Maintain Your Portfolio
Keep an asset register of your IP (brand assets, registered rights, key works and confidential materials). Track deadlines for renewals and maintenance and ensure you’re using your trade marks for the goods/services you registered.
Train Your Team
Make confidentiality and IP awareness part of onboarding. Limit access to sensitive information to those who need it and use strong off‑boarding processes to recover devices and access credentials.
Plan For New Products And Markets
Before launching a new brand or product line, check for existing rights to avoid infringing others (clearance searches are essential). If you’re expanding overseas, consider filing trade marks or designs in target countries before you launch there.
Commercialise Your IP Thoughtfully
As you grow, you might license your brand or content, collaborate with partners, or white‑label your product. Align those deals with your registrations and make sure licences and assignments are documented properly so ownership and control remain clear.
Key Takeaways
- Australian IP protection covers several categories: copyright (automatic), trade marks and designs (registration‑based), patents (for inventions) and trade secrets (protected by contracts and conduct).

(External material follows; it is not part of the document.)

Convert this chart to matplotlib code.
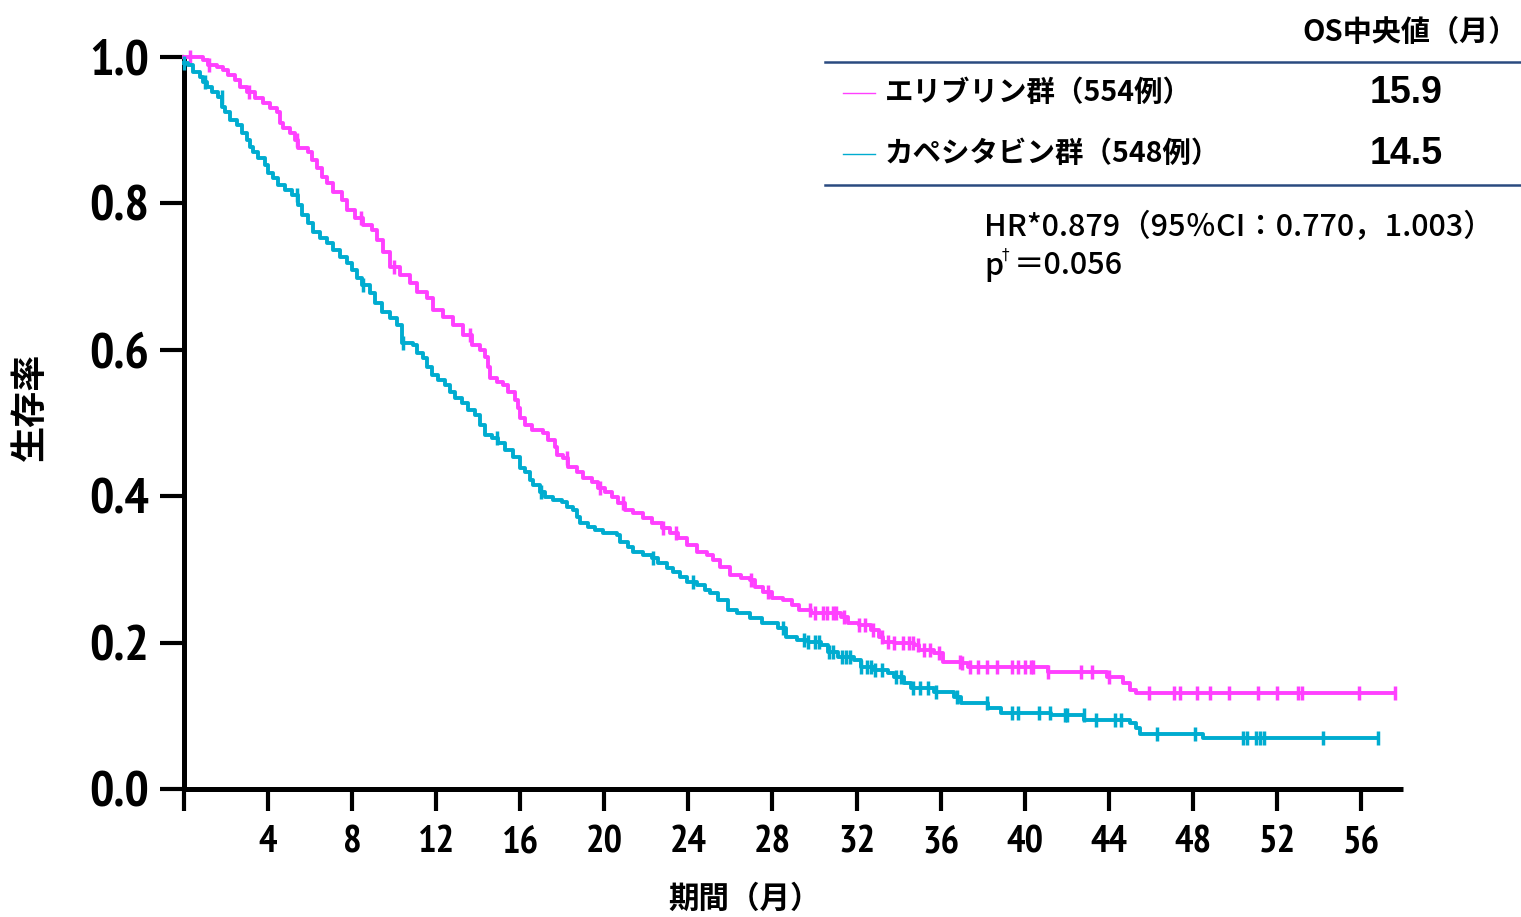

- Protect a business idea by keeping it confidential, documenting your work, registering distinctive branding, considering design or patent protection where appropriate, and using NDAs and clear ownership clauses with staff and contractors.
- There is no general copyright registration in Australia – rely on automatic protection and strong records, and use licences to control how others use your content.
- Registered rights such as trade marks and designs make enforcement faster and more predictable; a proportionate cease and desist letter is often an effective first step when issues arise.
- Contracts matter: NDAs, Employment and Contractor Agreements, IP assignments, trade mark licences, Website Terms and Conditions and a Privacy Policy all help prevent disputes and reinforce your rights.
- IP strategy is ongoing. Monitor your market, maintain renewals, train your team and plan IP protection before new product launches or international expansion.